start Data section

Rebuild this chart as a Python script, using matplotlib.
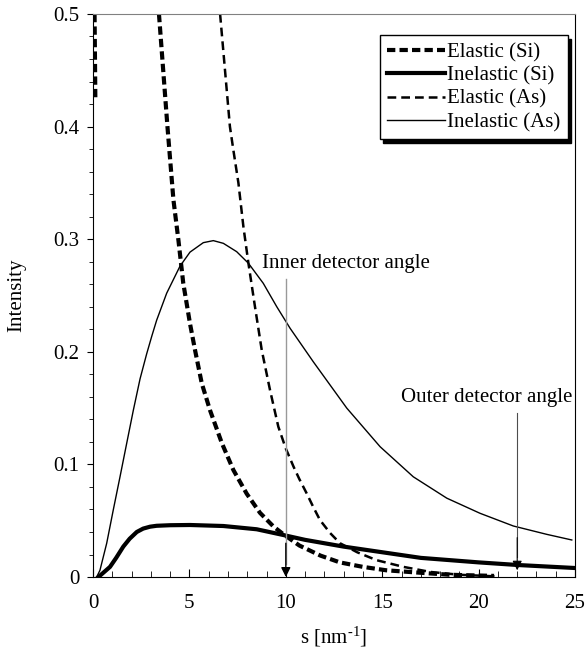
import matplotlib
matplotlib.use("Agg")
from matplotlib import pyplot as plt
from matplotlib.ticker import MultipleLocator

plt.rcParams['font.family'] = ['Liberation Serif', 'DejaVu Serif']
plt.rcParams['mathtext.fontset'] = 'custom'
plt.rcParams['mathtext.rm'] = 'Liberation Serif'
plt.rcParams['mathtext.default'] = 'regular'

# values
s_el_si = [3.42, 3.86, 3.96, 4.17, 4.43, 4.68, 5.03, 5.29, 5.64, 6.07, 6.68, 7.28,
           7.97, 8.66, 9.35, 9.87, 10.7, 11.8, 12.8, 14.0, 15.2, 16.8, 18.5, 20.8]
el_si = [0.5, 0.4, 0.379, 0.335, 0.299, 0.261, 0.225, 0.2016, 0.172, 0.148, 0.119,
         0.095, 0.074, 0.057, 0.045, 0.038, 0.028, 0.019, 0.013, 0.009, 0.006,
         0.004, 0.002, 0.001]
# short piece of the Si elastic curve near s = 0
s_el_si_head = [0.08, 0.12]
el_si_head = [0.5, 0.426]

s_inel_si = [0.28, 0.88, 1.2, 1.57, 1.9, 2.27, 2.6, 2.96, 3.3, 4.0, 5.03, 6.76,
             8.49, 9.87, 11.0, 13.0, 15.4, 17.0, 20.0, 22.0, 25.0]
inel_si = [0.0, 0.009, 0.017, 0.027, 0.034, 0.040, 0.043, 0.0447, 0.0455, 0.046,
           0.0462, 0.0453, 0.0424, 0.0373, 0.033, 0.027, 0.021, 0.017, 0.013,
           0.0107, 0.008]

s_el_as = [6.59, 7.1, 7.28, 7.54, 7.80, 8.06, 8.40, 8.75, 9.18, 9.61, 10.0, 10.4,
           10.7, 11.08, 11.4, 11.77, 12.3, 12.81, 13.7, 14.7, 16.1, 17.5, 19.0, 21.0]
el_as = [0.5, 0.4, 0.379, 0.350, 0.311, 0.2786, 0.240, 0.2016, 0.166, 0.1335, 0.114,
         0.098, 0.087, 0.0743, 0.063, 0.0506, 0.039, 0.030, 0.022, 0.015, 0.009,
         0.0045, 0.002, 0.0005]

s_inel_as = [0.19, 0.36, 0.71, 1.05, 1.40, 1.75, 2.09, 2.44, 2.78, 3.05, 3.30, 3.82,
             4.51, 5.03, 5.72, 6.24, 6.76, 7.45, 8.06, 8.83, 9.53, 10.22, 11.43,
             13.16, 14.89, 16.61, 18.35, 20.07, 21.80, 23.53, 24.83]
inel_as = [0.0, 0.006, 0.030, 0.0595, 0.089, 0.119, 0.148, 0.176, 0.198, 0.214,
           0.228, 0.252, 0.276, 0.2885, 0.2969, 0.2987, 0.2963, 0.2889, 0.2786,
           0.2608, 0.2400, 0.2209, 0.191, 0.150, 0.1157, 0.089, 0.070, 0.0566,
           0.0453, 0.0379, 0.0329]

fig = plt.figure(figsize=(5.85, 6.54), dpi=100)
ax = fig.add_axes([0.159, 0.1177, 0.824, 0.861])

ax.plot(s_el_si, el_si, color='black', lw=3.0, ls=(0, (2.0, 1.0)), label='Elastic (Si)')
ax.plot(s_el_si_head, el_si_head, color='black', lw=3.0, ls=(0, (2.0, 1.0)))
ax.plot(s_inel_si, inel_si, color='black', lw=3.0, label='Inelastic (Si)')
ax.plot(s_el_as, el_as, color='black', lw=1.8, ls=(0, (3.5, 2.0)), label='Elastic (As)')
ax.plot(s_inel_as, inel_as, color='black', lw=1.0, label='Inelastic (As)')

# detector angle markers: grey line with a black arrow head
ax.plot([10, 10], [0.012, 0.265], color='0.6', lw=1.0)
ax.annotate('', xy=(10, 0.0), xytext=(10, 0.03),
            arrowprops=dict(arrowstyle='-|>', color='black', lw=1.0,
                            mutation_scale=14, shrinkA=0, shrinkB=0))
ax.plot([22, 22], [0.018, 0.146], color='0.3', lw=0.8)
ax.annotate('', xy=(22, 0.006), xytext=(22, 0.035),
            arrowprops=dict(arrowstyle='-|>', color='black', lw=0.8,
                            mutation_scale=14, shrinkA=0, shrinkB=0))
ax.text(8.75, 0.278, 'Inner detector angle', fontsize=15, va='center', ha='left')
ax.text(24.85, 0.159, 'Outer detector angle', fontsize=15, va='center', ha='right')

ax.set_xlim(0, 25)
ax.set_ylim(0, 0.5)
ax.xaxis.set_major_locator(MultipleLocator(5))
ax.xaxis.set_minor_locator(MultipleLocator(1))
ax.yaxis.set_minor_locator(MultipleLocator(0.02))
ax.set_yticks([0, 0.1, 0.2, 0.3, 0.4, 0.5])
ax.set_yticklabels(['0', '0.1', '0.2', '0.3', '0.4', '0.5'])
ax.tick_params(axis='x', which='both', direction='in', labelsize=15, pad=12)
ax.tick_params(axis='x', which='major', length=6)
ax.tick_params(axis='x', which='minor', length=4)
ax.tick_params(axis='y', which='both', direction='out', labelsize=15, pad=6)
ax.tick_params(axis='y', which='major', length=4)
ax.tick_params(axis='y', which='minor', length=3)
ax.spines['top'].set_color('0.5')

ax.set_xlabel(r's [nm$^{\text{-1}}$]', fontsize=15, labelpad=9)
ax.set_ylabel('Intensity', fontsize=15, labelpad=19)

leg = ax.legend(loc='upper right', bbox_to_anchor=(0.985, 0.962), fontsize=15,
                frameon=True, fancybox=False, edgecolor='black', framealpha=1,
                handlelength=2.8, handletextpad=0.1, borderpad=0.35,
                labelspacing=0.18, borderaxespad=0,
                shadow={'facecolor': 'black', 'edgecolor': 'black', 'alpha': 1.0,
                        'ox': 2.5, 'oy': -2.5})
leg.get_frame().set_linewidth(1.0)

plt.savefig('out.png', dpi=100)
plt.close("all")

end Data section

Reproduce the whole listing above word for word, but not its pictures.

■ **Exercise answer**:
Rebuild this chart as a Python script, using matplotlib.
import matplotlib
matplotlib.use("Agg")
from matplotlib import pyplot as plt
from matplotlib.ticker import MultipleLocator

plt.rcParams['font.family'] = ['Liberation Serif', 'DejaVu Serif']
plt.rcParams['mathtext.fontset'] = 'custom'
plt.rcParams['mathtext.rm'] = 'Liberation Serif'
plt.rcParams['mathtext.default'] = 'regular'

# values
s_el_si = [3.42, 3.86, 3.96, 4.17, 4.43, 4.68, 5.03, 5.29, 5.64, 6.07, 6.68, 7.28,
           7.97, 8.66, 9.35, 9.87, 10.7, 11.8, 12.8, 14.0, 15.2, 16.8, 18.5, 20.8]
el_si = [0.5, 0.4, 0.379, 0.335, 0.299, 0.261, 0.225, 0.2016, 0.172, 0.148, 0.119,
         0.095, 0.074, 0.057, 0.045, 0.038, 0.028, 0.019, 0.013, 0.009, 0.006,
         0.004, 0.002, 0.001]
# short piece of the Si elastic curve near s = 0
s_el_si_head = [0.08, 0.12]
el_si_head = [0.5, 0.426]

s_inel_si = [0.28, 0.88, 1.2, 1.57, 1.9, 2.27, 2.6, 2.96, 3.3, 4.0, 5.03, 6.76,
             8.49, 9.87, 11.0, 13.0, 15.4, 17.0, 20.0, 22.0, 25.0]
inel_si = [0.0, 0.009, 0.017, 0.027, 0.034, 0.040, 0.043, 0.0447, 0.0455, 0.046,
           0.0462, 0.0453, 0.0424, 0.0373, 0.033, 0.027, 0.021, 0.017, 0.013,
           0.0107, 0.008]

s_el_as = [6.59, 7.1, 7.28, 7.54, 7.80, 8.06, 8.40, 8.75, 9.18, 9.61, 10.0, 10.4,
           10.7, 11.08, 11.4, 11.77, 12.3, 12.81, 13.7, 14.7, 16.1, 17.5, 19.0, 21.0]
el_as = [0.5, 0.4, 0.379, 0.350, 0.311, 0.2786, 0.240, 0.2016, 0.166, 0.1335, 0.114,
         0.098, 0.087, 0.0743, 0.063, 0.0506, 0.039, 0.030, 0.022, 0.015, 0.009,
         0.0045, 0.002, 0.0005]

s_inel_as = [0.19, 0.36, 0.71, 1.05, 1.40, 1.75, 2.09, 2.44, 2.78, 3.05, 3.30, 3.82,
             4.51, 5.03, 5.72, 6.24, 6.76, 7.45, 8.06, 8.83, 9.53, 10.22, 11.43,
             13.16, 14.89, 16.61, 18.35, 20.07, 21.80, 23.53, 24.83]
inel_as = [0.0, 0.006, 0.030, 0.0595, 0.089, 0.119, 0.148, 0.176, 0.198, 0.214,
           0.228, 0.252, 0.276, 0.2885, 0.2969, 0.2987, 0.2963, 0.2889, 0.2786,
           0.2608, 0.2400, 0.2209, 0.191, 0.150, 0.1157, 0.089, 0.070, 0.0566,
           0.0453, 0.0379, 0.0329]

fig = plt.figure(figsize=(5.85, 6.54), dpi=100)
ax = fig.add_axes([0.159, 0.1177, 0.824, 0.861])

ax.plot(s_el_si, el_si, color='black', lw=3.0, ls=(0, (2.0, 1.0)), label='Elastic (Si)')
ax.plot(s_el_si_head, el_si_head, color='black', lw=3.0, ls=(0, (2.0, 1.0)))
ax.plot(s_inel_si, inel_si, color='black', lw=3.0, label='Inelastic (Si)')
ax.plot(s_el_as, el_as, color='black', lw=1.8, ls=(0, (3.5, 2.0)), label='Elastic (As)')
ax.plot(s_inel_as, inel_as, color='black', lw=1.0, label='Inelastic (As)')

# detector angle markers: grey line with a black arrow head
ax.plot([10, 10], [0.012, 0.265], color='0.6', lw=1.0)
ax.annotate('', xy=(10, 0.0), xytext=(10, 0.03),
            arrowprops=dict(arrowstyle='-|>', color='black', lw=1.0,
                            mutation_scale=14, shrinkA=0, shrinkB=0))
ax.plot([22, 22], [0.018, 0.146], color='0.3', lw=0.8)
ax.annotate('', xy=(22, 0.006), xytext=(22, 0.035),
            arrowprops=dict(arrowstyle='-|>', color='black', lw=0.8,
                            mutation_scale=14, shrinkA=0, shrinkB=0))
ax.text(8.75, 0.278, 'Inner detector angle', fontsize=15, va='center', ha='left')
ax.text(24.85, 0.159, 'Outer detector angle', fontsize=15, va='center', ha='right')

ax.set_xlim(0, 25)
ax.set_ylim(0, 0.5)
ax.xaxis.set_major_locator(MultipleLocator(5))
ax.xaxis.set_minor_locator(MultipleLocator(1))
ax.yaxis.set_minor_locator(MultipleLocator(0.02))
ax.set_yticks([0, 0.1, 0.2, 0.3, 0.4, 0.5])
ax.set_yticklabels(['0', '0.1', '0.2', '0.3', '0.4', '0.5'])
ax.tick_params(axis='x', which='both', direction='in', labelsize=15, pad=12)
ax.tick_params(axis='x', which='major', length=6)
ax.tick_params(axis='x', which='minor', length=4)
ax.tick_params(axis='y', which='both', direction='out', labelsize=15, pad=6)
ax.tick_params(axis='y', which='major', length=4)
ax.tick_params(axis='y', which='minor', length=3)
ax.spines['top'].set_color('0.5')

ax.set_xlabel(r's [nm$^{\text{-1}}$]', fontsize=15, labelpad=9)
ax.set_ylabel('Intensity', fontsize=15, labelpad=19)

leg = ax.legend(loc='upper right', bbox_to_anchor=(0.985, 0.962), fontsize=15,
                frameon=True, fancybox=False, edgecolor='black', framealpha=1,
                handlelength=2.8, handletextpad=0.1, borderpad=0.35,
                labelspacing=0.18, borderaxespad=0,
                shadow={'facecolor': 'black', 'edgecolor': 'black', 'alpha': 1.0,
                        'ox': 2.5, 'oy': -2.5})
leg.get_frame().set_linewidth(1.0)

plt.savefig('out.png', dpi=100)
plt.close("all")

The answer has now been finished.